== WRITTEN TASK ==
Below are entries to be transcribed exactly; exclude the pictures from the copy.

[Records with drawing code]
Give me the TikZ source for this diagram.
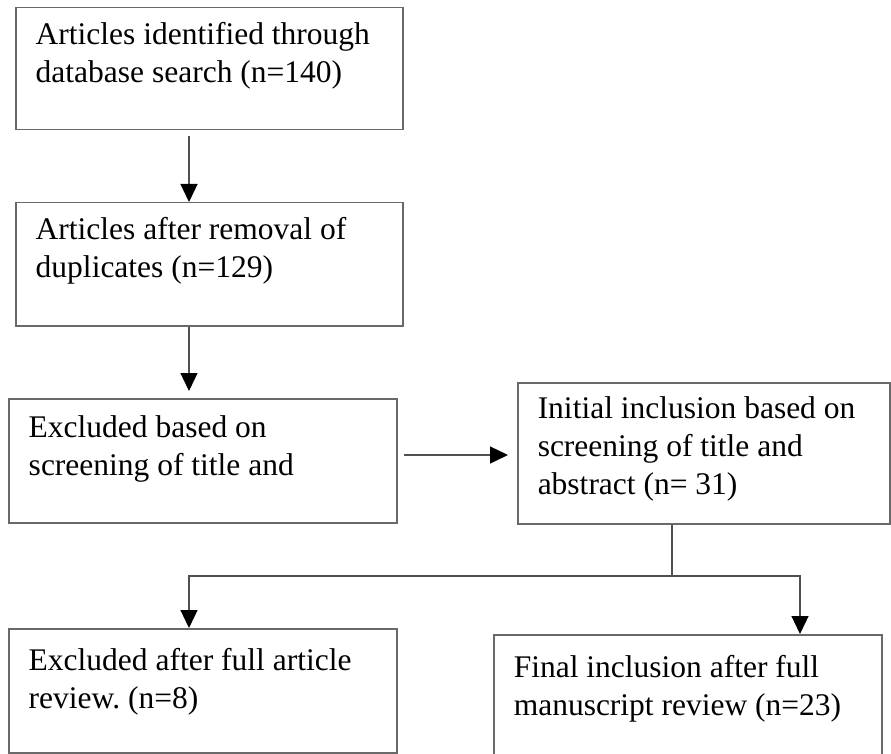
\documentclass[tikz,border=0pt]{standalone}
\usepackage{fontspec}
\setmainfont{Liberation Serif}
\usetikzlibrary{arrows.meta}
\frenchspacing

\definecolor{boxgray}{RGB}{105,105,105}
\definecolor{linegray}{RGB}{80,80,80}

% text of a box: width, height, baseline of first line, lines
\newcommand{\boxtext}[4]{\parbox[c][#2][t]{#1}{\raggedright\leftskip=20pt\rule{0pt}{#3}#4}}

\tikzset{
  flowbox/.style={draw=boxgray, line width=1.5pt, anchor=north west, inner sep=0pt,
    font=\fontsize{31.5}{38}\selectfont},
  flowline/.style={draw=linegray, line width=1.3pt},
  flowarrow/.style={flowline, -{Triangle[length=18pt,width=17pt,color=black]}}
}

\begin{document}
\begin{tikzpicture}[x=1pt, y=-1pt]
\useasboundingbox (0,0) rectangle (891,754);
\clip (0,0) rectangle (891,754);
\node[flowbox] (search) at (15,7) {\boxtext{387pt}{122pt}{37pt}{Articles identified through\\ database search (n=140)}};
\node[flowbox] (dedup) at (15,202) {\boxtext{387pt}{123pt}{37pt}{Articles after removal of\\ duplicates (n=129)}};
\node[flowbox] (screen) at (8,398) {\boxtext{388pt}{124pt}{39pt}{Excluded based on\\ screening of title and}};
\node[flowbox] (initial) at (517,382) {\boxtext{372pt}{141pt}{36pt}{Initial inclusion based on\\ screening of title and\\ abstract (n= 31)}};
\node[flowbox] (exclfull) at (8,628) {\boxtext{388pt}{124pt}{42pt}{Excluded after full article\\ review. (n=8)}};
\node[flowbox] (final) at (493,634) {\boxtext{388pt}{135pt}{43pt}{Final inclusion after full\\ manuscript review (n=23)}};

\coordinate (colx) at (189,0);
\coordinate (colr) at (800,0);
\coordinate (split) at (672,576);

\draw[flowarrow, shorten <=6pt] (search.south -| colx) -- (dedup.north -| colx);
\draw[flowarrow, shorten >=7pt] (dedup.south -| colx) -- (screen.north -| colx);
\draw[flowarrow, shorten <=6pt, shorten >=9pt] (screen.east |- 0,455) -- (initial.west |- 0,455);
\draw[flowline] (initial.south -| split) -- (split);
\draw[flowarrow] (split) -| (exclfull.north -| colx);
\draw[flowarrow] (split) -| (final.north -| colr);
\end{tikzpicture}
\end{document}
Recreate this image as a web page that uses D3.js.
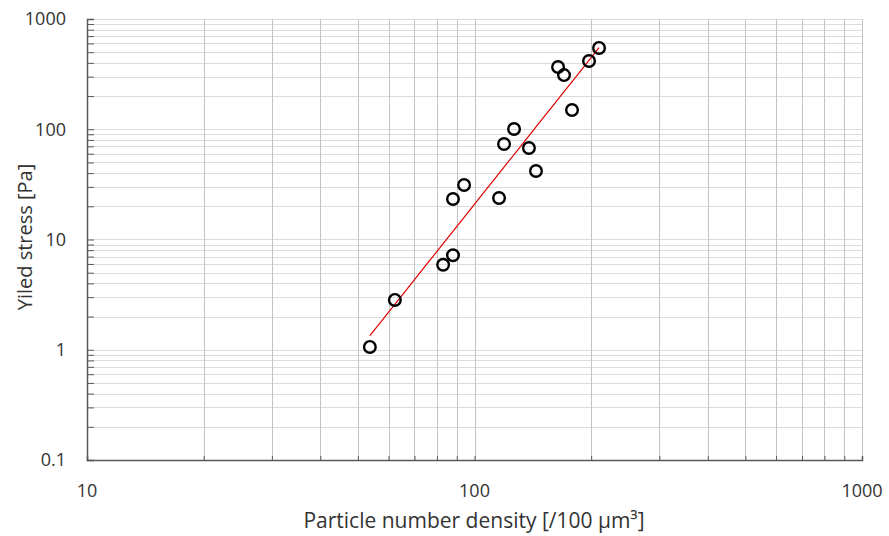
<!DOCTYPE html>
<html>
<head>
<meta charset="utf-8">
<script src="https://cdn.jsdelivr.net/npm/d3@7"></script>
<style>
  body { margin: 0; background: #fff; }
  text { font-family: "Open Sans", "Noto Sans", sans-serif; fill: #333; }
</style>
</head>
<body>
<div id="chart"></div>
<script>
// particle number density [/100 um3]
var density = [53.7, 62.3, 83, 88, 88, 94, 115.7, 119.2, 126.5, 138.2, 144.1, 164.3, 170.2, 178.5, 197.5, 209.6];
// yield stress [Pa]
var stress = [1.06, 2.83, 5.9, 7.2, 23.3, 31.2, 23.8, 73.5, 100.5, 67.6, 41.8, 367, 310, 149.5, 416, 546];
var xTickLabels = [10, 100, 1000];
var yTickLabels = [0.1, 1, 10, 100, 1000];

(function() {
  var width = 889, height = 536;
  var margin = {top: 19, right: 27, bottom: 76, left: 87};

  var svg = d3.select("#chart").append("svg")
    .attr("width", width)
    .attr("height", height);

  var x = d3.scaleLog().domain([10, 1000]).range([margin.left, width - margin.right]);
  var y = d3.scaleLog().domain([0.1, 1000]).range([height - margin.bottom, margin.top]);

  // every 1..9 step within each decade
  function minorTicks(lo, hi) {
    var out = [];
    for (var p = lo; p < hi; p *= 10)
      for (var k = 1; k < 10; k++) out.push(p * k);
    out.push(hi);
    return out;
  }
  var xGrid = minorTicks(10, 1000);
  var yGrid = minorTicks(0.1, 1000);

  // horizontal grid (lighter)
  svg.append("g").selectAll("line")
    .data(yGrid)
    .enter().append("line")
    .attr("x1", x.range()[0]).attr("x2", x.range()[1])
    .attr("y1", function(d) { return Math.round(y(d)) + 0.5; })
    .attr("y2", function(d) { return Math.round(y(d)) + 0.5; })
    .attr("stroke", "#dcdcdc").attr("stroke-width", 1);

  // vertical grid (darker)
  svg.append("g").selectAll("line")
    .data(xGrid)
    .enter().append("line")
    .attr("y1", y.range()[0]).attr("y2", y.range()[1])
    .attr("x1", function(d) { return Math.round(x(d)) + 0.5; })
    .attr("x2", function(d) { return Math.round(x(d)) + 0.5; })
    .attr("stroke", "#c4c4c4").attr("stroke-width", 1);

  // axes: ticks point inward, labels only at decades
  var yAxis = d3.axisLeft(y).tickValues(yGrid).tickSize(-7).tickFormat("");
  var xAxis = d3.axisBottom(x).tickValues(xGrid).tickSize(-4).tickFormat("");

  svg.append("g")
    .attr("transform", "translate(" + x.range()[0] + ",0)")
    .call(yAxis)
    .call(function(g) {
      g.select(".domain").attr("stroke", "#595959").attr("stroke-width", 1.5);
      g.selectAll(".tick line").attr("stroke", "#595959");
    });

  svg.append("g")
    .attr("transform", "translate(0," + y.range()[0] + ")")
    .call(xAxis)
    .call(function(g) {
      g.select(".domain").attr("stroke", "#595959").attr("stroke-width", 1.5);
      g.selectAll(".tick line").attr("stroke", "#595959");
    });

  svg.append("g").selectAll("text")
    .data(yTickLabels)
    .enter().append("text")
    .attr("x", 66)
    .attr("y", function(d) { return y(d); })
    .attr("dy", "0.35em")
    .attr("text-anchor", "end")
    .style("font-size", "18px")
    .text(function(d) { return d; });

  svg.append("g").selectAll("text")
    .data(xTickLabels)
    .enter().append("text")
    .attr("x", function(d) { return x(d); })
    .attr("y", 497)
    .attr("text-anchor", "middle")
    .style("font-size", "18px")
    .text(function(d) { return d; });

  svg.append("text")
    .attr("x", 474).attr("y", 528)
    .attr("text-anchor", "middle")
    .style("font-size", "21px")
    .text("Particle number density [/100 \u00b5m\u00b3]");

  svg.append("text")
    .attr("transform", "translate(32,237) rotate(-90)")
    .attr("text-anchor", "middle")
    .style("font-size", "20px")
    .text("Yiled stress [Pa]");

  // power trendline: least squares in log-log space
  var lx = density.map(Math.log10), ly = stress.map(Math.log10);
  var mx = d3.mean(lx), my = d3.mean(ly);
  var b = d3.sum(lx, function(v, i) { return (v - mx) * (ly[i] - my); }) /
          d3.sum(lx, function(v) { return (v - mx) * (v - mx); });
  var a = my - b * mx;
  var ext = d3.extent(density);
  var trend = d3.range(0, 21).map(function(i) {
    var xv = ext[0] * Math.pow(ext[1] / ext[0], i / 20);
    return [xv, Math.pow(10, a + b * Math.log10(xv))];
  });

  svg.append("path")
    .datum(trend)
    .attr("fill", "none")
    .attr("stroke", "#e00000")
    .attr("stroke-width", 1.2)
    .attr("d", d3.line()
      .x(function(d) { return x(d[0]); })
      .y(function(d) { return y(d[1]); }));

  svg.append("g").selectAll("circle")
    .data(density)
    .enter().append("circle")
    .attr("cx", function(d) { return x(d); })
    .attr("cy", function(d, i) { return y(stress[i]); })
    .attr("r", 5.8)
    .attr("fill", "none")
    .attr("stroke", "#000")
    .attr("stroke-width", 2.4);
})();
</script>
</body>
</html>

== COMPLETED TASK ==
Give me the TikZ source for this diagram.
\documentclass[tikz,border=0pt]{standalone}
\usepackage{fontspec}
\setmainfont{Liberation Serif}
\usetikzlibrary{arrows.meta}
\frenchspacing

\definecolor{boxgray}{RGB}{105,105,105}
\definecolor{linegray}{RGB}{80,80,80}

% text of a box: width, height, baseline of first line, lines
\newcommand{\boxtext}[4]{\parbox[c][#2][t]{#1}{\raggedright\leftskip=20pt\rule{0pt}{#3}#4}}

\tikzset{
  flowbox/.style={draw=boxgray, line width=1.5pt, anchor=north west, inner sep=0pt,
    font=\fontsize{31.5}{38}\selectfont},
  flowline/.style={draw=linegray, line width=1.3pt},
  flowarrow/.style={flowline, -{Triangle[length=18pt,width=17pt,color=black]}}
}

\begin{document}
\begin{tikzpicture}[x=1pt, y=-1pt]
\useasboundingbox (0,0) rectangle (891,754);
\clip (0,0) rectangle (891,754);
\node[flowbox] (search) at (15,7) {\boxtext{387pt}{122pt}{37pt}{Articles identified through\\ database search (n=140)}};
\node[flowbox] (dedup) at (15,202) {\boxtext{387pt}{123pt}{37pt}{Articles after removal of\\ duplicates (n=129)}};
\node[flowbox] (screen) at (8,398) {\boxtext{388pt}{124pt}{39pt}{Excluded based on\\ screening of title and}};
\node[flowbox] (initial) at (517,382) {\boxtext{372pt}{141pt}{36pt}{Initial inclusion based on\\ screening of title and\\ abstract (n= 31)}};
\node[flowbox] (exclfull) at (8,628) {\boxtext{388pt}{124pt}{42pt}{Excluded after full article\\ review. (n=8)}};
\node[flowbox] (final) at (493,634) {\boxtext{388pt}{135pt}{43pt}{Final inclusion after full\\ manuscript review (n=23)}};

\coordinate (colx) at (189,0);
\coordinate (colr) at (800,0);
\coordinate (split) at (672,576);

\draw[flowarrow, shorten <=6pt] (search.south -| colx) -- (dedup.north -| colx);
\draw[flowarrow, shorten >=7pt] (dedup.south -| colx) -- (screen.north -| colx);
\draw[flowarrow, shorten <=6pt, shorten >=9pt] (screen.east |- 0,455) -- (initial.west |- 0,455);
\draw[flowline] (initial.south -| split) -- (split);
\draw[flowarrow] (split) -| (exclfull.north -| colx);
\draw[flowarrow] (split) -| (final.north -| colr);
\end{tikzpicture}
\end{document}
Recreate this image as a web page that uses D3.js.
<!DOCTYPE html>
<html>
<head>
<meta charset="utf-8">
<script src="https://cdn.jsdelivr.net/npm/d3@7"></script>
<style>
  body { margin: 0; background: #fff; }
  text { font-family: "Open Sans", "Noto Sans", sans-serif; fill: #333; }
</style>
</head>
<body>
<div id="chart"></div>
<script>
// particle number density [/100 um3]
var density = [53.7, 62.3, 83, 88, 88, 94, 115.7, 119.2, 126.5, 138.2, 144.1, 164.3, 170.2, 178.5, 197.5, 209.6];
// yield stress [Pa]
var stress = [1.06, 2.83, 5.9, 7.2, 23.3, 31.2, 23.8, 73.5, 100.5, 67.6, 41.8, 367, 310, 149.5, 416, 546];
var xTickLabels = [10, 100, 1000];
var yTickLabels = [0.1, 1, 10, 100, 1000];

(function() {
  var width = 889, height = 536;
  var margin = {top: 19, right: 27, bottom: 76, left: 87};

  var svg = d3.select("#chart").append("svg")
    .attr("width", width)
    .attr("height", height);

  var x = d3.scaleLog().domain([10, 1000]).range([margin.left, width - margin.right]);
  var y = d3.scaleLog().domain([0.1, 1000]).range([height - margin.bottom, margin.top]);

  // every 1..9 step within each decade
  function minorTicks(lo, hi) {
    var out = [];
    for (var p = lo; p < hi; p *= 10)
      for (var k = 1; k < 10; k++) out.push(p * k);
    out.push(hi);
    return out;
  }
  var xGrid = minorTicks(10, 1000);
  var yGrid = minorTicks(0.1, 1000);

  // horizontal grid (lighter)
  svg.append("g").selectAll("line")
    .data(yGrid)
    .enter().append("line")
    .attr("x1", x.range()[0]).attr("x2", x.range()[1])
    .attr("y1", function(d) { return Math.round(y(d)) + 0.5; })
    .attr("y2", function(d) { return Math.round(y(d)) + 0.5; })
    .attr("stroke", "#dcdcdc").attr("stroke-width", 1);

  // vertical grid (darker)
  svg.append("g").selectAll("line")
    .data(xGrid)
    .enter().append("line")
    .attr("y1", y.range()[0]).attr("y2", y.range()[1])
    .attr("x1", function(d) { return Math.round(x(d)) + 0.5; })
    .attr("x2", function(d) { return Math.round(x(d)) + 0.5; })
    .attr("stroke", "#c4c4c4").attr("stroke-width", 1);

  // axes: ticks point inward, labels only at decades
  var yAxis = d3.axisLeft(y).tickValues(yGrid).tickSize(-7).tickFormat("");
  var xAxis = d3.axisBottom(x).tickValues(xGrid).tickSize(-4).tickFormat("");

  svg.append("g")
    .attr("transform", "translate(" + x.range()[0] + ",0)")
    .call(yAxis)
    .call(function(g) {
      g.select(".domain").attr("stroke", "#595959").attr("stroke-width", 1.5);
      g.selectAll(".tick line").attr("stroke", "#595959");
    });

  svg.append("g")
    .attr("transform", "translate(0," + y.range()[0] + ")")
    .call(xAxis)
    .call(function(g) {
      g.select(".domain").attr("stroke", "#595959").attr("stroke-width", 1.5);
      g.selectAll(".tick line").attr("stroke", "#595959");
    });

  svg.append("g").selectAll("text")
    .data(yTickLabels)
    .enter().append("text")
    .attr("x", 66)
    .attr("y", function(d) { return y(d); })
    .attr("dy", "0.35em")
    .attr("text-anchor", "end")
    .style("font-size", "18px")
    .text(function(d) { return d; });

  svg.append("g").selectAll("text")
    .data(xTickLabels)
    .enter().append("text")
    .attr("x", function(d) { return x(d); })
    .attr("y", 497)
    .attr("text-anchor", "middle")
    .style("font-size", "18px")
    .text(function(d) { return d; });

  svg.append("text")
    .attr("x", 474).attr("y", 528)
    .attr("text-anchor", "middle")
    .style("font-size", "21px")
    .text("Particle number density [/100 \u00b5m\u00b3]");

  svg.append("text")
    .attr("transform", "translate(32,237) rotate(-90)")
    .attr("text-anchor", "middle")
    .style("font-size", "20px")
    .text("Yiled stress [Pa]");

  // power trendline: least squares in log-log space
  var lx = density.map(Math.log10), ly = stress.map(Math.log10);
  var mx = d3.mean(lx), my = d3.mean(ly);
  var b = d3.sum(lx, function(v, i) { return (v - mx) * (ly[i] - my); }) /
          d3.sum(lx, function(v) { return (v - mx) * (v - mx); });
  var a = my - b * mx;
  var ext = d3.extent(density);
  var trend = d3.range(0, 21).map(function(i) {
    var xv = ext[0] * Math.pow(ext[1] / ext[0], i / 20);
    return [xv, Math.pow(10, a + b * Math.log10(xv))];
  });

  svg.append("path")
    .datum(trend)
    .attr("fill", "none")
    .attr("stroke", "#e00000")
    .attr("stroke-width", 1.2)
    .attr("d", d3.line()
      .x(function(d) { return x(d[0]); })
      .y(function(d) { return y(d[1]); }));

  svg.append("g").selectAll("circle")
    .data(density)
    .enter().append("circle")
    .attr("cx", function(d) { return x(d); })
    .attr("cy", function(d, i) { return y(stress[i]); })
    .attr("r", 5.8)
    .attr("fill", "none")
    .attr("stroke", "#000")
    .attr("stroke-width", 2.4);
})();
</script>
</body>
</html>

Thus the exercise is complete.